Stored entries:
* * * *

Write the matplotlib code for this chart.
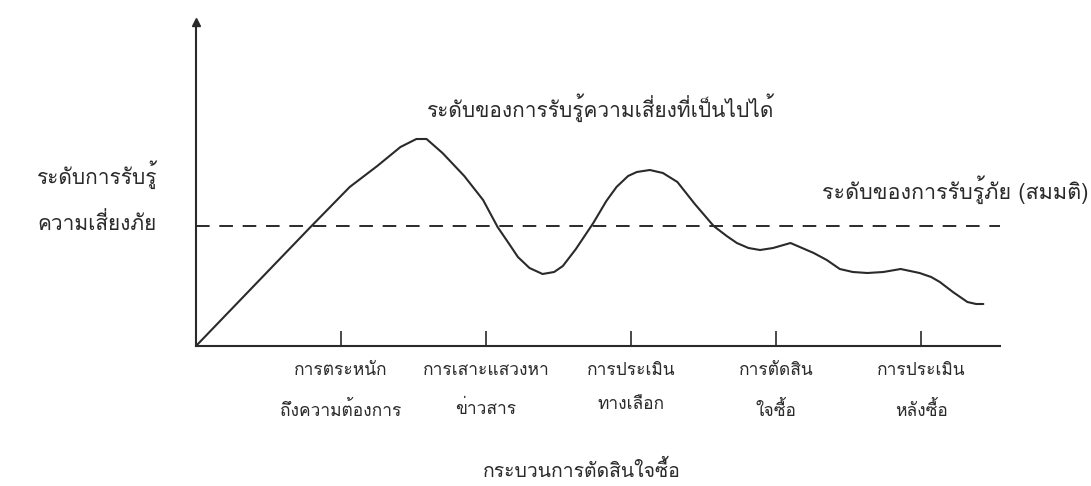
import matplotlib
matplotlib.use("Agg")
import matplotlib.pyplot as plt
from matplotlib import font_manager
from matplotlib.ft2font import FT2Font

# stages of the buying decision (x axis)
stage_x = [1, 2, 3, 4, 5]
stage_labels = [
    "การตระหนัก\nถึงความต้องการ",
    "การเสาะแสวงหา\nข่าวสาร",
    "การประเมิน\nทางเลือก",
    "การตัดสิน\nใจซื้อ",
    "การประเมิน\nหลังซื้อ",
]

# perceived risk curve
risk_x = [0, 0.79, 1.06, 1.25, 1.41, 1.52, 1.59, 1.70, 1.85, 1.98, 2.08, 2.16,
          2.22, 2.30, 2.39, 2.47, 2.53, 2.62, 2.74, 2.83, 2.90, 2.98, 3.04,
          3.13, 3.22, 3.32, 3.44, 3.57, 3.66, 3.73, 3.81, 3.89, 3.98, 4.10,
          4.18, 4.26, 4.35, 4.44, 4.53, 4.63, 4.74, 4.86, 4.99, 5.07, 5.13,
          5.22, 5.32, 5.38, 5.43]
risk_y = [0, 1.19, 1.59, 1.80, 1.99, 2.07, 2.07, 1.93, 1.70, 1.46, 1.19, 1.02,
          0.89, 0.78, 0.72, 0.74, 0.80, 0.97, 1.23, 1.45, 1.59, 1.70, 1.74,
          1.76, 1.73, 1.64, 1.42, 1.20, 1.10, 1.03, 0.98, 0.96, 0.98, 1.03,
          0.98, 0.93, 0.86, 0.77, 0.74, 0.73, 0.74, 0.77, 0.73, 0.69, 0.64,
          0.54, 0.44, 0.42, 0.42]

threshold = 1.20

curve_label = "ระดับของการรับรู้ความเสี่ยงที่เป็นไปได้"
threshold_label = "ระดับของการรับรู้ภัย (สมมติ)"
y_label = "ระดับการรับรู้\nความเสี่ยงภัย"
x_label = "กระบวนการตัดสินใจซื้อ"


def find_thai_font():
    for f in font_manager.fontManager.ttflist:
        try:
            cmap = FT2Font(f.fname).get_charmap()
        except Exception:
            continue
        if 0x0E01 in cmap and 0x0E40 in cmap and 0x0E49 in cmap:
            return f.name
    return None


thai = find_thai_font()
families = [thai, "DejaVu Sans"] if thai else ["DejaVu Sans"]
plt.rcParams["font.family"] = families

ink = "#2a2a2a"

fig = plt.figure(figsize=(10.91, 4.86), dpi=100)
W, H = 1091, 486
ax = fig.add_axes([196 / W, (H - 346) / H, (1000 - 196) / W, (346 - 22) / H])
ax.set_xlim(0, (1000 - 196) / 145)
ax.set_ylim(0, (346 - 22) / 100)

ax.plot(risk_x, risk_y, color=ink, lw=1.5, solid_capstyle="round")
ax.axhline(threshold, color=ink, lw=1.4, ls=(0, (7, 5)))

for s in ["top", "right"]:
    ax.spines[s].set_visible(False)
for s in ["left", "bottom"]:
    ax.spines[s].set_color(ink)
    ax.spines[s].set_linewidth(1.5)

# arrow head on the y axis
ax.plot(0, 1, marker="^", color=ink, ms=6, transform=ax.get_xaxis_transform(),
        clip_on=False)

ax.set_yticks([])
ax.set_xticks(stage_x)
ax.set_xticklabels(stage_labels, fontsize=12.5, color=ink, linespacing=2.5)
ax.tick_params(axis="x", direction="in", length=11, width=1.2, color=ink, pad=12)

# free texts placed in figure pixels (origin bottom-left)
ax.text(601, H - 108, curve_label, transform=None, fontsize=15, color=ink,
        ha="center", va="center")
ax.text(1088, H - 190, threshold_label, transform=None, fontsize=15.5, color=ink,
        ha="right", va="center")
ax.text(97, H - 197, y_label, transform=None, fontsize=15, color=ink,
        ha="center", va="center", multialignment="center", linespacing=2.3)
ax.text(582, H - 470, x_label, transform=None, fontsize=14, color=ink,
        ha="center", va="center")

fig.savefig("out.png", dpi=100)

* * * *

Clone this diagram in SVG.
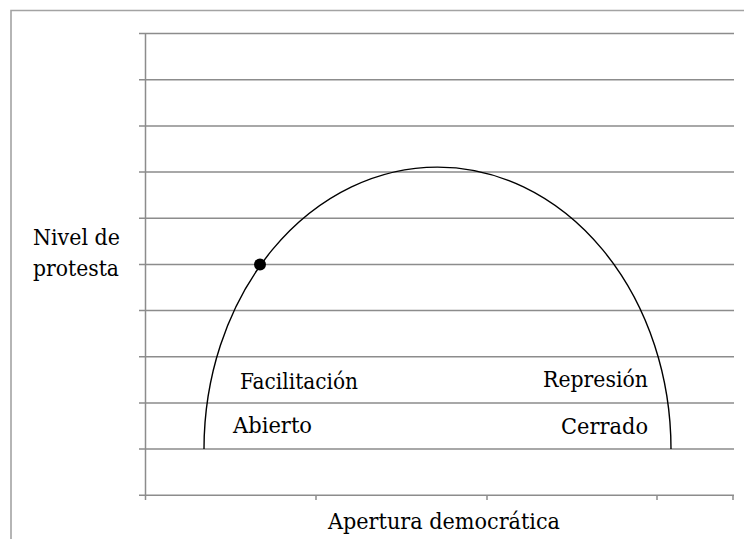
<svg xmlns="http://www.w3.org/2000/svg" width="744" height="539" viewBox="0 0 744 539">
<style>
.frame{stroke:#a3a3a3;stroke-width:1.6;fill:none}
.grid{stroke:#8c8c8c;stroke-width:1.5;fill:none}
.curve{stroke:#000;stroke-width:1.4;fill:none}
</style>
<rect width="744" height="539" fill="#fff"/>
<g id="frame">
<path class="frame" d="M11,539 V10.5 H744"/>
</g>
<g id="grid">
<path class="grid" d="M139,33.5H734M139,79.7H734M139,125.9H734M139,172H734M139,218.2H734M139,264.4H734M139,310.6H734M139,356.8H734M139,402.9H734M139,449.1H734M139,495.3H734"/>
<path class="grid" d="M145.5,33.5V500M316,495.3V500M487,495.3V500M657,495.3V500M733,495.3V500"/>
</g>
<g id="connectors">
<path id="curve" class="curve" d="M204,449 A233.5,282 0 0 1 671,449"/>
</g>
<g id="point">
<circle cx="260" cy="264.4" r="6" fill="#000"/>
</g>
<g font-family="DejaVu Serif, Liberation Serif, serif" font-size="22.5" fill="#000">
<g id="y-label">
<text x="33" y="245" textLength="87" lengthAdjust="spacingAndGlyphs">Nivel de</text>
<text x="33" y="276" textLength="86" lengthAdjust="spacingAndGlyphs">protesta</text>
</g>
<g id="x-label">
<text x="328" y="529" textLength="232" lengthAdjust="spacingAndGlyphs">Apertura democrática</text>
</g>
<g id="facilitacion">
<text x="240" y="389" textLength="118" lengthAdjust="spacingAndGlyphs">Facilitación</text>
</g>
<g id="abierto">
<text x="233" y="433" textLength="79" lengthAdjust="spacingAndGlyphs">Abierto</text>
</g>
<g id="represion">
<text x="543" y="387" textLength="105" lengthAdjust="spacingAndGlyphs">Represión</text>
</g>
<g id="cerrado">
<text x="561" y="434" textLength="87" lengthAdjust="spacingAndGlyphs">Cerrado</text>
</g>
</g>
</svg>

* * * *

- [Exercise brief]:
Only the lines between the line with "Write the matplotlib code for this chart." and the line with "ax.set_ylim(0, (346 - 22) / 100)", inclusive, should be reproduced, exactly as written and without pictures.

- [Solution to the exercise]:
Write the matplotlib code for this chart.
import matplotlib
matplotlib.use("Agg")
import matplotlib.pyplot as plt
from matplotlib import font_manager
from matplotlib.ft2font import FT2Font

# stages of the buying decision (x axis)
stage_x = [1, 2, 3, 4, 5]
stage_labels = [
    "การตระหนัก\nถึงความต้องการ",
    "การเสาะแสวงหา\nข่าวสาร",
    "การประเมิน\nทางเลือก",
    "การตัดสิน\nใจซื้อ",
    "การประเมิน\nหลังซื้อ",
]

# perceived risk curve
risk_x = [0, 0.79, 1.06, 1.25, 1.41, 1.52, 1.59, 1.70, 1.85, 1.98, 2.08, 2.16,
          2.22, 2.30, 2.39, 2.47, 2.53, 2.62, 2.74, 2.83, 2.90, 2.98, 3.04,
          3.13, 3.22, 3.32, 3.44, 3.57, 3.66, 3.73, 3.81, 3.89, 3.98, 4.10,
          4.18, 4.26, 4.35, 4.44, 4.53, 4.63, 4.74, 4.86, 4.99, 5.07, 5.13,
          5.22, 5.32, 5.38, 5.43]
risk_y = [0, 1.19, 1.59, 1.80, 1.99, 2.07, 2.07, 1.93, 1.70, 1.46, 1.19, 1.02,
          0.89, 0.78, 0.72, 0.74, 0.80, 0.97, 1.23, 1.45, 1.59, 1.70, 1.74,
          1.76, 1.73, 1.64, 1.42, 1.20, 1.10, 1.03, 0.98, 0.96, 0.98, 1.03,
          0.98, 0.93, 0.86, 0.77, 0.74, 0.73, 0.74, 0.77, 0.73, 0.69, 0.64,
          0.54, 0.44, 0.42, 0.42]

threshold = 1.20

curve_label = "ระดับของการรับรู้ความเสี่ยงที่เป็นไปได้"
threshold_label = "ระดับของการรับรู้ภัย (สมมติ)"
y_label = "ระดับการรับรู้\nความเสี่ยงภัย"
x_label = "กระบวนการตัดสินใจซื้อ"


def find_thai_font():
    for f in font_manager.fontManager.ttflist:
        try:
            cmap = FT2Font(f.fname).get_charmap()
        except Exception:
            continue
        if 0x0E01 in cmap and 0x0E40 in cmap and 0x0E49 in cmap:
            return f.name
    return None


thai = find_thai_font()
families = [thai, "DejaVu Sans"] if thai else ["DejaVu Sans"]
plt.rcParams["font.family"] = families

ink = "#2a2a2a"

fig = plt.figure(figsize=(10.91, 4.86), dpi=100)
W, H = 1091, 486
ax = fig.add_axes([196 / W, (H - 346) / H, (1000 - 196) / W, (346 - 22) / H])
ax.set_xlim(0, (1000 - 196) / 145)
ax.set_ylim(0, (346 - 22) / 100)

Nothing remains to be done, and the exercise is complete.